Dois escritórios já abriram o que se chama de “class action”, uma espécie de processo coletivo típico da Common Law, Bernstein Liebhard LLP e Rosen Law Firm. Eles iniciam o procedimento em favor de todos os acionistas lesados da Vale e têm um tempo determinado para que outras pessoas lesadas manifestem o interesse de ser incluídas na mesma ação.

No caso específico, são candidatos os que adquiriram ações entre 13 de abril de 2018 e 28 de janeiro deste ano. A data inicial foi determinada pela emissão de um relatório que os escritórios consideram não ter informado adequadamente os acionistas sobre riscos.Há uma ação semelhante sobre Mariana correndo na Justiça norte-americana desde 2015, ainda sem resultado.

Agora começa a gritaria por leis mais duras, critérios mais duros de fiscalização, criação de novos tipos penais. Eu pergunto: adianta? Nossas leis já são duras e a fiscalização é até excessiva segundo alguns, o problema é que, diante do descontentamento de algum poderoso ou se mudam as regras ou se alivia a aplicação delas.
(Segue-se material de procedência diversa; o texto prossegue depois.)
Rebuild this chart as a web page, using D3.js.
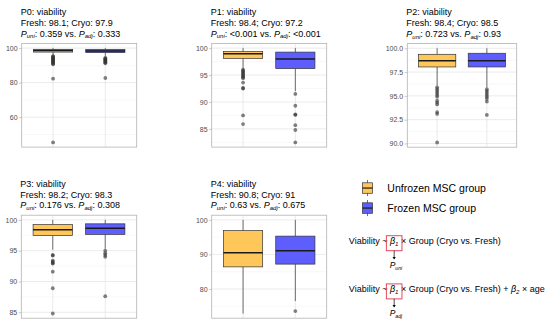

Pior que isso: não há nenhuma condenação social para quem lesa em massa. Enquanto quem é lesado violentamente vira um pária, o que perpetrou o malfeito dificilmente será segregado se continuar rico e não tiver uma rígida condenação penal.

Não é por falta de leis que vivemos num lamaçal de impunidade, é pela leniência ao aplicá-las, pela fragilidade moral do elemento humano envolvido nos mais diversos casos de destruição da vida. Sejamos realistas: não há lei nesse mundo que resolva a falta de vergonha na cara.